Multiple port, high-speed DSL products present a significant challenge in product design to minimize crosstalk between the multiple DSL pairs within the confined area of a printed circuit board (PCB) carried by the product. Typically, an electrical protection scheme, such as two fuses, is used for each DSL pair. One fuse protects one of the two wires, while the second fuse protects the other wire. These fuses are relatively large and usually not ideal for higher speed DSL applications. These fuses also generally cannot be placed on the printed circuit board to yield optimal differential characteristic impedance for each DSL pair. Moreover, the inherent spacing between the two fuses for each DSL pair makes it difficult to reduce crosstalk to/from the other DSL pairs in cases where the PCB restricts the area for DSL fuse placement. The large end caps typical to most fuses also compounds the crosstalk problem. These end caps act as capacitive plates that increase crosstalk coupling between adjacent pairs and reduce the characteristic impedance within each DSL pair. This makes it difficult to reach the normal characteristic impedance of 100 ohms of normal twisted pair wire. Thus, the spacing and design of fuses can become important in these communications applications.

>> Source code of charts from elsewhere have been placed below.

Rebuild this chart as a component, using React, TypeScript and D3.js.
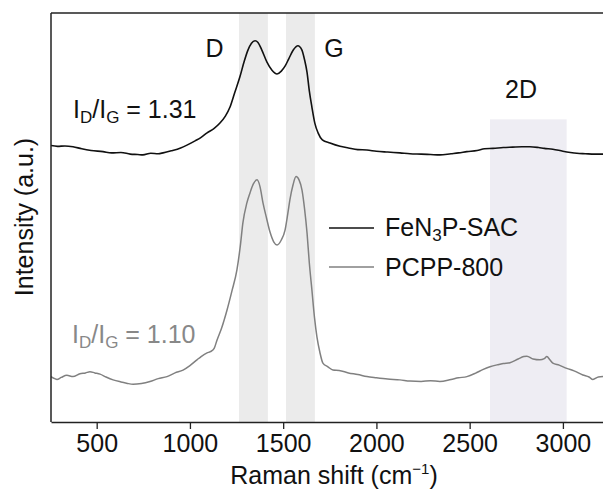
import React, { useEffect, useRef } from "react";
import * as d3 from "d3";

const W = 603;
const H = 493;

// Raman shift (cm^-1) and intensity (a.u., offset)
const fenWave = [255, 290, 330, 373, 420, 470, 534, 580, 630, 680, 720, 748, 790, 830, 856, 900, 950, 984, 1030, 1060, 1092, 1130, 1161, 1190, 1215, 1240, 1268, 1290, 1310, 1330, 1349, 1365, 1385, 1413, 1440, 1467, 1490, 1510, 1530, 1555, 1579, 1600, 1615, 1628, 1640, 1654, 1670, 1687, 1710, 1751, 1805, 1850, 1900, 1949, 2000, 2060, 2126, 2180, 2240, 2290, 2340, 2400, 2440, 2485, 2540, 2580, 2625, 2680, 2730, 2780, 2823, 2870, 2900, 2946, 3000, 3040, 3075, 3120, 3170, 3215];
const fenVal = [67.6, 67.4, 67.5, 67.3, 66.8, 66.4, 66.1, 65.8, 65.9, 65.5, 65.4, 65.3, 65.7, 65.6, 65.8, 66.3, 67.0, 67.7, 68.8, 69.6, 70.7, 71.8, 73.1, 74.8, 77.0, 80.5, 84.4, 88.0, 90.8, 92.6, 93.2, 92.8, 91.0, 88.0, 86.0, 85.1, 85.8, 87.0, 88.8, 91.0, 92.0, 91.0, 88.5, 85.5, 81.0, 77.0, 73.0, 70.7, 69.0, 68.2, 67.4, 67.0, 66.6, 66.5, 66.2, 66.0, 65.8, 65.6, 65.5, 65.4, 65.3, 65.6, 65.8, 66.1, 66.4, 66.8, 66.9, 67.1, 67.2, 67.3, 67.3, 67.1, 66.9, 66.7, 66.2, 65.9, 65.7, 65.6, 65.5, 65.5];

const pcppWave = [255, 275, 287, 310, 340, 373, 410, 440, 464, 490, 518, 550, 588, 630, 660, 695, 740, 786, 830, 877, 920, 963, 1000, 1038, 1060, 1092, 1110, 1130, 1145, 1170, 1199, 1225, 1252, 1270, 1284, 1305, 1322, 1340, 1360, 1376, 1392, 1410, 1429, 1450, 1467, 1490, 1510, 1525, 1536, 1553, 1569, 1585, 1601, 1615, 1628, 1640, 1654, 1668, 1681, 1697, 1713, 1740, 1767, 1800, 1850, 1900, 1949, 2000, 2060, 2126, 2180, 2240, 2290, 2340, 2400, 2440, 2485, 2530, 2570, 2609, 2650, 2680, 2716, 2760, 2790, 2807, 2840, 2877, 2900, 2914, 2930, 2946, 2980, 3021, 3060, 3107, 3140, 3161, 3190, 3215];
const pcppVal = [11.1, 10.6, 10.4, 10.9, 11.4, 11.1, 11.8, 12.0, 12.3, 12.0, 11.7, 11.0, 10.3, 9.8, 9.5, 9.2, 9.4, 9.9, 10.6, 11.1, 12.0, 12.7, 13.8, 15.2, 16.0, 16.9, 17.2, 18.0, 20.0, 23.0, 27.4, 32.0, 37.2, 43.0, 48.7, 53.5, 56.0, 58.2, 59.2, 57.5, 53.5, 50.0, 46.5, 44.0, 43.3, 44.5, 46.9, 51.0, 54.3, 58.0, 60.0, 59.2, 56.7, 52.0, 46.2, 39.0, 32.3, 25.5, 20.8, 17.0, 14.4, 13.5, 12.7, 12.6, 12.0, 11.6, 11.1, 10.8, 10.5, 10.3, 10.0, 9.9, 10.1, 9.9, 10.4, 10.8, 11.1, 11.9, 12.8, 13.5, 14.0, 14.3, 14.5, 15.4, 16.0, 16.1, 15.4, 15.2, 15.5, 16.0, 15.2, 14.4, 13.9, 13.1, 12.5, 11.5, 11.0, 10.4, 11.0, 11.1];

const xTicks = [500, 1000, 1500, 2000, 2500, 3000];
const bandD = [1263, 1418];
const bandG = [1515, 1670];
const band2D = [2609, 3020];
const band2DTop = 74; // intensity level where the 2D band ends

const seriesNames = ["FeN3P-SAC", "PCPP-800"];
const seriesColors = ["#111111", "#808080"];

const FONT = "'Liberation Sans', Arial, Helvetica, sans-serif";
const FS = 25;

export default function App() {
  const ref = useRef<SVGSVGElement>(null);

  useEffect(() => {
    const svg = d3.select(ref.current);
    svg.selectAll("*").remove();

    const left = 51, right = 603, top = 13, bottom = 422;
    const x = d3.scaleLinear().domain([255, 3215]).range([left, right]);
    const y = d3.scaleLinear().domain([0, 100]).range([bottom, top]);

    svg.append("defs").append("clipPath").attr("id", "plotclip")
      .append("rect").attr("x", left).attr("y", top).attr("width", right - left).attr("height", bottom - top);

    // bands
    svg.append("rect").attr("x", x(bandD[0])).attr("y", top).attr("width", x(bandD[1]) - x(bandD[0])).attr("height", bottom - top).attr("fill", "#ebebeb");
    svg.append("rect").attr("x", x(bandG[0])).attr("y", top).attr("width", x(bandG[1]) - x(bandG[0])).attr("height", bottom - top).attr("fill", "#ebebeb");
    svg.append("rect").attr("x", x(band2D[0])).attr("y", y(band2DTop)).attr("width", x(band2D[1]) - x(band2D[0])).attr("height", bottom - y(band2DTop)).attr("fill", "#eeedf3");

    const line = d3.line<[number, number]>().x(d => x(d[0])).y(d => y(d[1])).curve(d3.curveMonotoneX);
    const g = svg.append("g").attr("clip-path", "url(#plotclip)");
    const fen = fenWave.map((w, i) => [w, fenVal[i]] as [number, number]);
    const pc = pcppWave.map((w, i) => [w, pcppVal[i]] as [number, number]);
    g.append("path").attr("d", line(pc)).attr("fill", "none").attr("stroke", seriesColors[1]).attr("stroke-width", 1.5);
    g.append("path").attr("d", line(fen)).attr("fill", "none").attr("stroke", seriesColors[0]).attr("stroke-width", 1.6);

    // frame
    svg.append("line").attr("x1", left).attr("x2", right).attr("y1", top).attr("y2", top).attr("stroke", "#222").attr("stroke-width", 1.5);
    svg.append("line").attr("x1", left).attr("x2", left).attr("y1", top).attr("y2", bottom).attr("stroke", "#222").attr("stroke-width", 1.5);

    const ax = svg.append("g").attr("transform", `translate(0,${bottom})`)
      .call(d3.axisBottom(x).tickValues(xTicks).tickSize(7).tickSizeOuter(0).tickPadding(5).tickFormat(d3.format("d")));
    ax.select(".domain").attr("stroke", "#222").attr("stroke-width", 1.5);
    ax.selectAll(".tick line").attr("stroke", "#222").attr("stroke-width", 1.3);
    ax.selectAll(".tick text").attr("font-family", FONT).attr("font-size", FS).attr("fill", "#111");

    // axis titles
    const xt = svg.append("text").attr("x", 334).attr("y", 484).attr("text-anchor", "middle")
      .attr("font-family", FONT).attr("font-size", FS).attr("fill", "#111");
    xt.append("tspan").text("Raman shift (cm");
    xt.append("tspan").attr("font-size", 15).attr("dy", -10).text("\u22121");
    xt.append("tspan").attr("dy", 10).text(")");

    svg.append("text").attr("transform", "translate(33,217) rotate(-90)").attr("text-anchor", "middle")
      .attr("font-family", FONT).attr("font-size", FS).attr("fill", "#111").text("Intensity (a.u.)");

    // peak labels
    const lab = (t: string, cx: number, by: number) =>
      svg.append("text").attr("x", cx).attr("y", by).attr("text-anchor", "middle")
        .attr("font-family", FONT).attr("font-size", FS).attr("fill", "#111").text(t);
    lab("D", 214.5, 57);
    lab("G", 334, 57);
    lab("2D", 521, 98);

    // ratio annotations
    const ratio = (val: string, tx: number, by: number, color: string) => {
      const t = svg.append("text").attr("x", tx).attr("y", by)
        .attr("font-family", FONT).attr("font-size", FS).attr("fill", color);
      t.append("tspan").text("I");
      t.append("tspan").attr("font-size", 17).attr("dy", 5).text("D");
      t.append("tspan").attr("dy", -5).text("/I");
      t.append("tspan").attr("font-size", 17).attr("dy", 5).text("G");
      t.append("tspan").attr("dy", -5).text(" = " + val);
    };
    ratio("1.31", 73, 118, "#111");
    ratio("1.10", 72, 343, "#888");

    // legend
    const legY = [228, 267];
    legY.forEach((ly, i) => {
      svg.append("line").attr("x1", 329).attr("x2", 374).attr("y1", ly).attr("y2", ly)
        .attr("stroke", seriesColors[i]).attr("stroke-width", 1.6);
    });
    const t1 = svg.append("text").attr("x", 385).attr("y", 236).attr("font-family", FONT).attr("font-size", FS).attr("fill", "#111");
    t1.append("tspan").text("FeN");
    t1.append("tspan").attr("font-size", 17).attr("dy", 5).text("3");
    t1.append("tspan").attr("dy", -5).text("P-SAC");
    svg.append("text").attr("x", 385).attr("y", 276).attr("font-family", FONT).attr("font-size", FS).attr("fill", "#111").text(seriesNames[1]);
  }, []);

  return (
    <svg ref={ref} width={W} height={H} style={{ position: "absolute", left: 0, top: 0, background: "#fff" }} />
  );
}
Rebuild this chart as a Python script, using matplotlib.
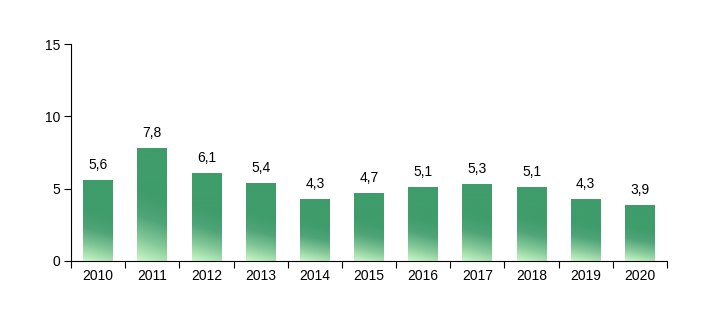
import matplotlib
matplotlib.use("Agg")
import matplotlib.pyplot as plt
import numpy as np
from matplotlib.colors import LinearSegmentedColormap
from matplotlib.patches import Rectangle

years = ["2010", "2011", "2012", "2013", "2014", "2015", "2016", "2017", "2018", "2019", "2020"]
values = [5.6, 7.8, 6.1, 5.4, 4.3, 4.7, 5.1, 5.3, 5.1, 4.3, 3.9]
labels = ["5,6", "7,8", "6,1", "5,4", "4,3", "4,7", "5,1", "5,3", "5,1", "4,3", "3,9"]

plt.rcParams['font.family'] = ['Liberation Sans', 'DejaVu Sans']

fig = plt.figure(figsize=(7.21, 3.30), dpi=100)
ax = fig.add_axes([71/721, 69/330, 596/721, 217/330])

cmap = LinearSegmentedColormap.from_list("g", ["#cbf8c9", "#86c99a", "#4fa578", "#3f9c6b"])
w = 0.55
x = np.arange(len(years))
# gradient image: bottom light -> top dark, slight diagonal
gy, gx = np.mgrid[0:1:200j, 0:1:50j]
grad = np.clip((gy + 0.1 * gx) / 0.62, 0, 1)

for xi, v, lab in zip(x, values, labels):
    ext = (xi - w/2, xi + w/2, 0, v)
    im = ax.imshow(grad, cmap=cmap, extent=ext, origin="lower", aspect="auto", vmin=0, vmax=1, zorder=2)
    r = Rectangle((xi - w/2, 0), w, v, transform=ax.transData, facecolor="none", edgecolor="none")
    ax.add_patch(r)
    im.set_clip_path(r)
    ax.text(xi, v + 0.55, lab, ha="center", va="bottom", fontsize=10, color="#000000")

ax.set_xlim(-0.5, len(years) - 0.5)
ax.set_ylim(0, 15)
ax.set_yticks([0, 5, 10, 15])
ax.set_yticklabels(["0", "5", "10", "15"])
ax.set_xticks(x)
ax.set_xticklabels(years)
ax.set_xticks(np.arange(-0.5, len(years)), minor=True)
ax.tick_params(axis="x", which="major", length=0, pad=6, labelsize=10)
ax.tick_params(axis="x", which="minor", length=5, direction="out", width=0.8)
ax.tick_params(axis="y", length=5, direction="out", width=0.8, labelsize=10, pad=3)
ax.spines["top"].set_visible(False)
ax.spines["right"].set_visible(False)
ax.spines["left"].set_linewidth(0.8)
ax.spines["bottom"].set_linewidth(0.8)

fig.savefig("out.png", dpi=100)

In one particular example, a similar technical problem occurred when operating a TA3000 system manufactured by ADTRAN, INC. of Huntsville, Ala., under a particular set of circumstances. In this one particular example, the crosstalk and impedance mismatching became significant issues with the introduction of the VDSL line card. Prior to its introduction, the highest frequency content that was run over, the TA3000 backplane was 2.5 MHz associated with ADSL2+ line cards. With VDSL operating frequencies extending well beyond 2.5 MHz, the crosstalk dramatically increased. In addition, this system had long runs of DSL pairs across its backplane from the connection between the backplane line card connector to the backplane DSL pair connector. These long runs were relatively far away from the desired 100 ohm characteristic impedance needed for optimal VDSL operation.